4. alla Regione spetterebbe il compito di analizzare attraverso un comitato tecnico-scientifico, appositamente istituito, i presupposti tecnici, sociali e culturali della scelta del Distretto.

Riflessioni sugli strumenti di programmazione

Il Distretto rurale o Agroalimentare non può essere concepito come uno strumento da applicare sull’intero territorio siciliano, ma una come una nuova opportunità di programmazione per aree fortemente specializzate. Niente vieta che nell’ambito territoriale si possano avere dei Distretti di natura diversa: Rurale, Agroalimentare, Balneare, Industriale, ecc.
L’obiettivo è quello di arrivare ad una programmazione che trova in ogni ambito regionale la ragione storica, culturale ed economica della sua esistenza e del suo sviluppo.
La zonizzazione risulta un elemento indispensabile per l'impostazione di un piano di Sviluppo. La zonizzazione nei processi di sviluppo diventa un d’obbligo in quanto condiziona fortemente le scelte e ne determina i percorsi in quanto il badget pubblico a disposizione diventa sempre più limitato, facilità nella fase di diagnosi, sia in fase di programmazione che successivamente di valutazione.
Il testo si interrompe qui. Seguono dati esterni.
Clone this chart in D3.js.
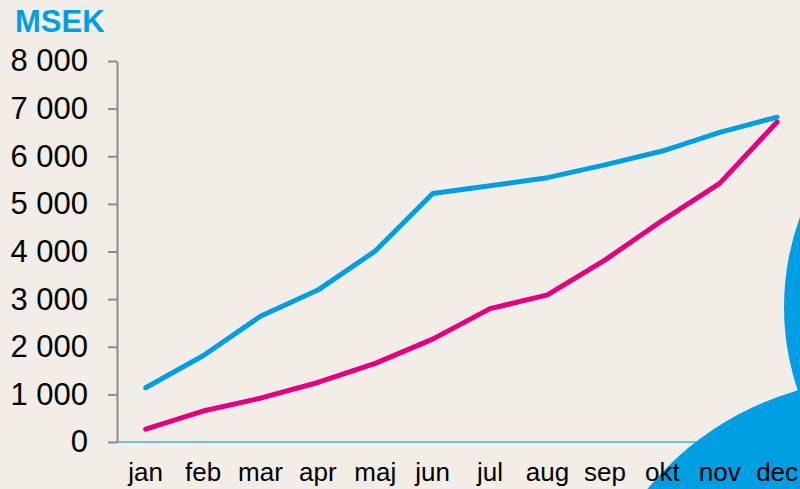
<!DOCTYPE html>
<html>
<head>
<meta charset="utf-8">
<script src="https://cdn.jsdelivr.net/npm/d3@7"></script>
<style>
  html, body { margin: 0; padding: 0; background: #f2eee7; overflow: hidden; }
  svg { display: block; font-family: "Liberation Sans", Arial, sans-serif; }
  .y-axis path, .y-axis line { stroke: #8c8c8c; stroke-width: 2; }
  .y-axis text { font-size: 31px; fill: #000; }
  .month-label { font-size: 26px; fill: #000; }
</style>
</head>
<body>
<div class="chart-container"></div>
<script>
// chart data
var months = ['jan', 'feb', 'mar', 'apr', 'maj', 'jun', 'jul', 'aug', 'sep', 'okt', 'nov', 'dec'];
var blueSeries = [1140, 1810, 2640, 3190, 4010, 5220, 5380, 5550, 5820, 6110, 6500, 6820];
var pinkSeries = [270, 650, 920, 1250, 1650, 2160, 2800, 3090, 3820, 4650, 5430, 6720];
var yTicks = [0, 1000, 2000, 3000, 4000, 5000, 6000, 7000, 8000];
var unitLabel = 'MSEK';

var width = 800;
var height = 489;
var margin = { top: 61, left: 117, bottom: 442 };

var svg = d3.select('.chart-container').append('svg')
  .attr('width', width)
  .attr('height', height);

svg.append('rect')
  .attr('width', width)
  .attr('height', height)
  .attr('fill', '#f2eee7');

// swedish style number format: "8 000"
var locale = d3.formatLocale({ decimal: ',', thousands: '\u00a0', grouping: [3], currency: ['', ' kr'] });
var fmt = locale.format(',');

var x = d3.scalePoint()
  .domain(months)
  .range([margin.left, margin.left + 12 * 57.4])
  .padding(0.5);

var y = d3.scaleLinear()
  .domain([0, 8000])
  .range([margin.bottom, margin.top]);

// light blue baseline
svg.append('line')
  .attr('x1', margin.left)
  .attr('x2', width)
  .attr('y1', y(0))
  .attr('y2', y(0))
  .attr('stroke', '#6cc0ea')
  .attr('stroke-width', 2);

// decorative blue shape in the corner
svg.append('circle')
  .attr('cx', 1047).attr('cy', 307).attr('r', 263)
  .attr('fill', '#009fe3');
svg.append('circle')
  .attr('cx', 880).attr('cy', 680).attr('r', 301)
  .attr('fill', '#009fe3');

// y axis
svg.append('g')
  .attr('class', 'y-axis')
  .attr('transform', 'translate(' + margin.left + ',0)')
  .call(d3.axisLeft(y)
    .tickValues(yTicks)
    .tickFormat(fmt)
    .tickSize(9)
    .tickSizeOuter(0)
    .tickPadding(20));

svg.select('.y-axis').attr('font-family', null).attr('font-size', null);

// month labels
svg.selectAll('.month-label')
  .data(months)
  .enter()
  .append('text')
    .attr('class', 'month-label')
    .attr('text-anchor', 'middle')
    .attr('x', function (d) { return x(d); })
    .attr('y', 481)
    .text(function (d) { return d; });

// unit title
svg.append('text')
  .attr('x', 15)
  .attr('y', 32)
  .attr('font-size', 31)
  .attr('font-weight', 'bold')
  .attr('fill', '#009fe3')
  .text(unitLabel);

var line = d3.line()
  .x(function (d, i) { return x(months[i]); })
  .y(function (d) { return y(d); });

svg.append('path')
  .datum(pinkSeries)
  .attr('class', 'trendline')
  .attr('fill', 'none')
  .attr('stroke', '#e6007e')
  .attr('stroke-width', 5)
  .attr('stroke-linecap', 'round')
  .attr('stroke-linejoin', 'round')
  .attr('d', line);

svg.append('path')
  .datum(blueSeries)
  .attr('class', 'trendline')
  .attr('fill', 'none')
  .attr('stroke', '#009fe3')
  .attr('stroke-width', 5)
  .attr('stroke-linecap', 'round')
  .attr('stroke-linejoin', 'round')
  .attr('d', line);
</script>
</body>
</html>
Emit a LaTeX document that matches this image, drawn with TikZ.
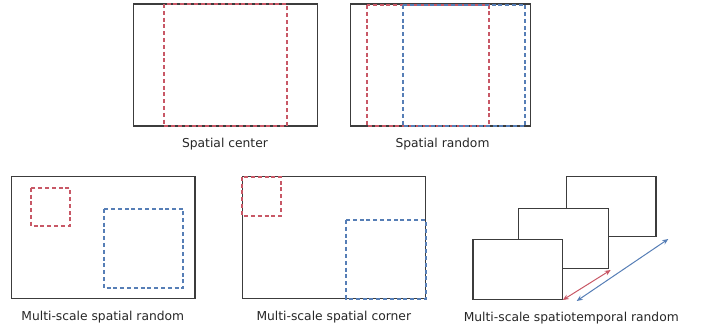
\documentclass[tikz,border=0pt]{standalone}
\usepackage{fontspec}
\setmainfont{DejaVu Sans}
\usetikzlibrary{arrows.meta}
\definecolor{cred}{RGB}{200,88,102}
\definecolor{cblue}{RGB}{86,126,182}
\definecolor{cframe}{RGB}{60,60,60}
\tikzset{
  frame/.style={draw=cframe, line width=1.2pt},
  framefill/.style={draw=cframe, line width=1.2pt, fill=white},
  redcrop/.style={draw=cred, line width=1.7pt, dash pattern=on 4pt off 2.8pt},
  bluecrop/.style={draw=cblue, line width=1.7pt, dash pattern=on 4pt off 2.8pt},
  lbl/.style={font=\fontsize{12.3}{14}\selectfont, text=black!85, inner sep=0pt},
  redarr/.style={draw=cred, line width=1pt, {Stealth[length=6pt,width=5pt]}-{Stealth[length=6pt,width=5pt]}},
  bluearr/.style={draw=cblue, line width=1pt, {Stealth[length=6pt,width=5pt]}-{Stealth[length=6pt,width=5pt]}}
}
\begin{document}
\begin{tikzpicture}[x=1pt,y=-1pt]
\useasboundingbox (0,0) rectangle (708,331);
% Spatial center
\draw[frame] (133.3,4) rectangle (317.3,126);
\draw[redcrop] (164,4) rectangle (286.7,126);
\node[lbl] (l1) at (225,144) {Spatial center};
% Spatial random
\draw[frame] (350.7,4) rectangle (530.7,126);
\draw[redcrop] (366.7,5) rectangle (488.7,126);
\draw[bluecrop] (402.7,5) rectangle (525.3,126);
\node[lbl] (l2) at (442.5,144) {Spatial random};
% Multi-scale spatial random
\draw[frame] (11.7,176.7) rectangle (195,298.7);
\draw[redcrop] (31,187.7) rectangle (69.7,226);
\draw[bluecrop] (104.3,209) rectangle (183.3,288.3);
\node[lbl] (l3) at (102.8,317) {Multi-scale spatial random};
% Multi-scale spatial corner
\draw[frame] (242.3,176.7) rectangle (425.7,298.7);
\draw[redcrop] (242.3,176.7) rectangle (281,215.7);
\draw[bluecrop] (346,220) rectangle (425.7,298.7);
\node[lbl] (l4) at (333.8,317) {Multi-scale spatial corner};
% Multi-scale spatiotemporal random
\draw[framefill] (566.7,176.7) rectangle (656,236.3);
\draw[framefill] (518.7,208.7) rectangle (608.3,268.7);
\draw[framefill] (473,239.7) rectangle (562.7,299.7);
\coordinate (ra) at (562.8,300);
\coordinate (rb) at (610.7,270);
\coordinate (ba) at (576.7,301);
\coordinate (bb) at (668.3,239);
\draw[redarr] (ra) -- (rb);
\draw[bluearr] (ba) -- (bb);
\node[lbl] (l5) at (571.3,318) {Multi-scale spatiotemporal random};
\end{tikzpicture}
\end{document}
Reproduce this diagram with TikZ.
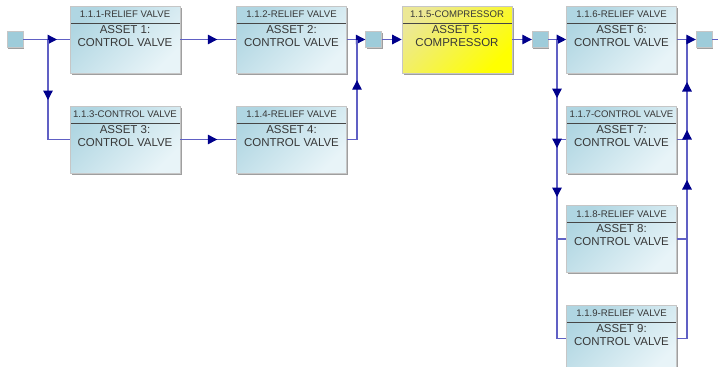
\documentclass[tikz,border=0pt]{standalone}
\usepackage{fontspec}
\setmainfont{Liberation Sans}
\usetikzlibrary{arrows.meta,shadows,decorations.markings}

\definecolor{boxlo}{RGB}{176,214,226}
\definecolor{boxhi}{RGB}{232,244,248}
\definecolor{yello}{RGB}{236,232,150}
\definecolor{yelhi}{RGB}{255,255,0}
\definecolor{sqcol}{RGB}{158,204,218}
\definecolor{wirecol}{RGB}{96,96,196}
\definecolor{tipcol}{RGB}{0,0,140}
\definecolor{txt}{RGB}{56,56,56}

\tikzset{
  asset/.style={draw=gray!45, line width=0.6pt, minimum width=110pt, minimum height=67pt,
    inner sep=0pt, align=center, text=txt, font=\fontsize{11.5}{13}\selectfont, text depth=8pt,
    drop shadow={shadow xshift=1.5pt, shadow yshift=-1.5pt, fill=gray!75, opacity=1},
    top color=boxlo, bottom color=boxhi, shading angle=45,
    path picture={\draw[gray!55!black, line width=0.8pt]
      ([yshift=-17pt]path picture bounding box.north west) --
      ([yshift=-17pt]path picture bounding box.north east);}},
  yellowbox/.style={asset, top color=yello, bottom color=yelhi, shading angle=45},
  hdr/.style={anchor=center, yshift=-8.5pt, inner sep=0pt, text=txt,
    font=\fontsize{9.6}{10}\selectfont},
  sq/.style={draw=gray!45, fill=sqcol, minimum size=16pt, inner sep=0pt,
    drop shadow={shadow xshift=1.2pt, shadow yshift=-1.2pt, fill=gray!75, opacity=1}},
  wire/.style={draw=wirecol, line width=1.3pt},
  endtip/.style={-{Triangle[length=9.5pt,width=9.5pt,color=tipcol]}},
  mk/.style={postaction={decorate, decoration={markings,
    mark=at position #1 with {\arrow{Triangle[length=9.5pt,width=9.5pt,color=tipcol]}}}}}
}

\begin{document}
\begin{tikzpicture}[x=1pt,y=-1pt]
\clip (0,0) rectangle (718,367);

% blocks
\node[sq] (s0) at (15,39.5) {};
\node[asset,label={[hdr,name=h1]north:1.1.1-RELIEF VALVE}] (b1) at (125,39.5) {ASSET 1:\\CONTROL VALVE};
\node[asset,label={[hdr,name=h2]north:1.1.2-RELIEF VALVE}] (b2) at (291.5,39.5) {ASSET 2:\\CONTROL VALVE};
\node[asset,label={[hdr,name=h3]north:1.1.3-CONTROL VALVE}] (b3) at (125,139.5) {ASSET 3:\\CONTROL VALVE};
\node[asset,label={[hdr,name=h4]north:1.1.4-RELIEF VALVE}] (b4) at (291.5,139.5) {ASSET 4:\\CONTROL VALVE};
\node[sq] (s1) at (373.5,39.5) {};
\node[yellowbox,label={[hdr,name=h5]north:1.1.5-COMPRESSOR}] (b5) at (457,39.5) {ASSET 5:\\COMPRESSOR};
\node[sq] (s2) at (540,39.5) {};
\node[asset,label={[hdr,name=h6]north:1.1.6-RELIEF VALVE}] (b6) at (621.5,39.5) {ASSET 6:\\CONTROL VALVE};
\node[asset,label={[hdr,name=h7]north:1.1.7-CONTROL VALVE}] (b7) at (621.5,139.5) {ASSET 7:\\CONTROL VALVE};
\node[asset,label={[hdr,name=h8]north:1.1.8-RELIEF VALVE}] (b8) at (621.5,239) {ASSET 8:\\CONTROL VALVE};
\node[asset,label={[hdr,name=h9]north:1.1.9-RELIEF VALVE}] (b9) at (621.5,338.5) {ASSET 9:\\CONTROL VALVE};
\node[sq] (s3) at (704,39.5) {};

% junctions
\coordinate (j1) at (48,39.5);
\coordinate (j3) at (48,139.5);
\coordinate (j2) at (357,39.5);
\coordinate (j4) at (357,139.5);
\coordinate (j5) at (557,39.5);
\coordinate (j7) at (557,139.5);
\coordinate (j8) at (557,239);
\coordinate (j9) at (557,338.5);
\coordinate (j6) at (687,39.5);
\coordinate (j10) at (687,139.5);
\coordinate (j11) at (687,239);
\coordinate (j12) at (687,338.5);
\coordinate (out) at (718,39.5);

% first stage
\draw[wire] (s0) -- (j1);
\draw[wire,mk=9pt] (j1) -- (b1);
\draw[wire,mk=60.5pt] (j1) -- (j3) -- (b3);
\draw[wire,mk=37pt] (b1) -- (b2);
\draw[wire,mk=37pt] (b3) -- (b4);
\draw[wire,endtip] (b2) -- (s1);
\draw[wire,mk=69.5pt] (b4) -- (j4) -- (j2);

% compressor
\draw[wire,endtip] (s1) -- (b5);
\draw[wire,endtip] (b5) -- (s2);

% last stage
\draw[wire] (s2) -- (j5);
\draw[wire,endtip] (j5) -- (b6);
\draw[wire] (j7) -- (b7);
\draw[wire] (j8) -- (b8);
\draw[wire] (j9) -- (b9);
\draw[wire,mk=58.5pt,mk=108.5pt,mk=157.5pt] (j5) -- (j9);
\draw[wire] (b6) -- (j6);
\draw[wire] (b7) -- (j10);
\draw[wire] (b8) -- (j11);
\draw[wire] (b9) -- (j12);
\draw[wire,mk=158.5pt,mk=208.5pt,mk=256.5pt] (j12) -- (j6);
\draw[wire,endtip] (j6) -- (s3);
\draw[wire] (s3) -- (out);
\end{tikzpicture}
\end{document}
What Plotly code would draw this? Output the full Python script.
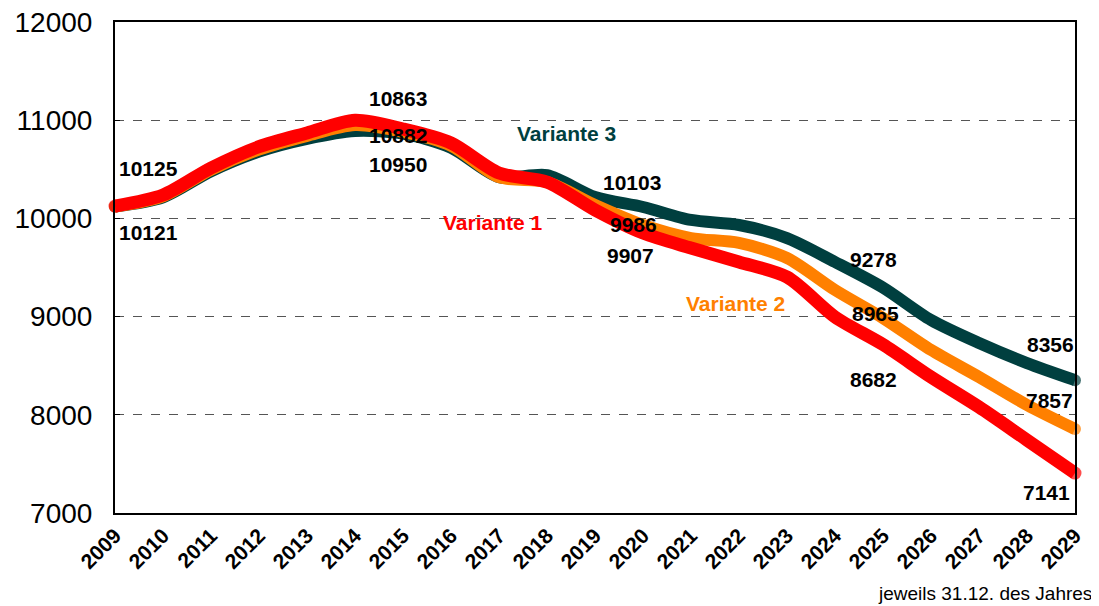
import plotly.graph_objects as go

years = list(range(2009, 2030))

variante_1 = [10126, 10238, 10513, 10730, 10870, 11000, 10910, 10768, 10462, 10370,
              10086, 9851, 9698, 9556, 9403, 8996, 8715, 8385, 8079, 7743, 7407]
variante_2 = [10121, 10225, 10495, 10700, 10840, 10950, 10880, 10740, 10420, 10370,
              10136, 9933, 9800, 9750, 9597, 9271, 8985, 8660, 8385, 8100, 7855]
variante_3 = [10121, 10215, 10480, 10680, 10810, 10890, 10863, 10720, 10420, 10440,
              10218, 10116, 9984, 9933, 9800, 9556, 9295, 8965, 8731, 8527, 8353]

y_ticks = [7000, 8000, 9000, 10000, 11000, 12000]
x_ticks = years

# value labels: (text, series, year, xshift, yshift)
value_labels = [
    ("10125", "v1", 2009, 33, 38), ("10121", "v1", 2009, 33, -26),
    ("10863", "v1", 2015, -5, 31), ("10882", "v1", 2015, -5, -6), ("10950", "v1", 2015, -5, -35),
    ("10103", "v3", 2020, -11, 25), ("9986", "v2", 2020, -10, 0), ("9907", "v1", 2020, -13, -22),
    ("9278", "v3", 2025, -10, 28), ("8965", "v2", 2025, -8, 5), ("8682", "v1", 2025, -10, -35),
    ("8356", "v3", 2029, -25, 36), ("7857", "v2", 2029, -26, 29), ("7141", "v1", 2029, -29, -19),
]

RED = "#FF0000"
ORANGE = "#FF8000"
TEAL = "#003F3F"
FONT = "Liberation Sans, Arial, sans-serif"

series = {"v1": variante_1, "v2": variante_2, "v3": variante_3}

# the page body adds an 8px offset; compensate so the plot lands where the reference has it
OFF = 8
W, H = 1099 - OFF, 606 - OFF
# plot area in page pixels (for placing free text)
L, R, T, B = 115, 1075, 22, 513


def px_to_paper(px, py):
    return (px - L) / (R - L), (B - py) / (B - T)


fig = go.Figure()
for key, name, color, w in [("v3", "Variante 3", TEAL, 12), ("v2", "Variante 2", ORANGE, 12),
                            ("v1", "Variante 1", RED, 13)]:
    vals = series[key]
    sizes = [w] + [0] * (len(vals) - 2) + [w]
    fig.add_trace(go.Scatter(
        x=years, y=vals, name=name, mode="lines+markers",
        line=dict(color=color, width=w, shape="spline", smoothing=0.8),
        marker=dict(size=sizes, color=color, line=dict(width=0)),
        cliponaxis=False, showlegend=False, hoverinfo="x+y",
    ))

annotations = []
for text, key, yr, dx, dy in value_labels:
    annotations.append(dict(
        x=yr, y=series[key][years.index(yr)], xref="x", yref="y",
        text=text, showarrow=False, xshift=dx, yshift=dy,
        font=dict(family=FONT, size=21, color="black", weight="bold"),
        xanchor="center", yanchor="middle",
    ))

for text, color, xp, yp in [("Variante 3", TEAL, 566, 134), ("Variante 1", RED, 493, 222),
                            ("Variante 2", ORANGE, 735, 303)]:
    px, py = px_to_paper(xp, yp)
    annotations.append(dict(
        x=px, y=py, xref="paper", yref="paper", text=text, showarrow=False,
        font=dict(family=FONT, size=21, color=color, weight="bold"),
        xanchor="center", yanchor="middle",
    ))

fx, fy = px_to_paper(1094, 593)
annotations.append(dict(
    x=fx, y=fy, xref="paper", yref="paper", text="jeweils 31.12. des Jahres", showarrow=False,
    xanchor="right", yanchor="middle",
    font=dict(family=FONT, size=19, color="black"),
))

fig.update_layout(
    width=W, height=H,
    margin=dict(l=L - OFF, r=W - (R - OFF), t=T - OFF, b=H - (B - OFF), autoexpand=False),
    paper_bgcolor="white", plot_bgcolor="white",
    annotations=annotations,
    xaxis=dict(
        range=[2009, 2029], tickvals=x_ticks, ticktext=[str(y) for y in x_ticks],
        tickangle=-45, showgrid=False, zeroline=False, automargin=False,
        showline=True, linecolor="black", linewidth=2, mirror=True,
        ticks="", ticklabeloverflow="allow",
        tickfont=dict(family=FONT, size=21, color="black", weight="bold"),
    ),
    yaxis=dict(
        range=[7000, 12000], tickvals=y_ticks, ticktext=[str(v) for v in y_ticks],
        showgrid=True, gridcolor="#555555", automargin=False,
        griddash="dash", gridwidth=1, zeroline=False,
        showline=True, linecolor="black", linewidth=2, mirror=True,
        ticks="inside", ticklen=5, tickcolor="black", ticklabelstandoff=15,
        ticklabeloverflow="allow",
        tickfont=dict(family=FONT, size=28, color="black"),
    ),
)

fig.write_html("out.html")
E' innegabile che solo legando la zonizzazione alla programmazione è possibile prevedere prima e valutare poi i risultati. Sarebbe così facilitato il compito della programmazione con l'obiettivo della migliore integrazione possibile tra gli interventi. E se qualcuno pensa che questa nuova “invenzione” possa essere un ulteriore strumento che crea concorrenza dei Patti territoriali, dei Piani integrati territoriali, associazione dei comuni, ecc. si sbaglierebbe di grosso, in quanto quest’ultimi, sono dei veri e propri strumenti di finanziamento che nascono e muoiono con l’attuazione dei piani stessi. Viceversa, il Distretto rurale o agroalimentare è un nuovo sistema su cui basare nel tempo la programmazione territoriale nel contempo capace di captare tutte le risorse disponibili sia quelle endogene ed esogene puntando ad una specializzazione del Distretto per divenire punto di riferimento e di attrazione per altre forze umane ed economiche.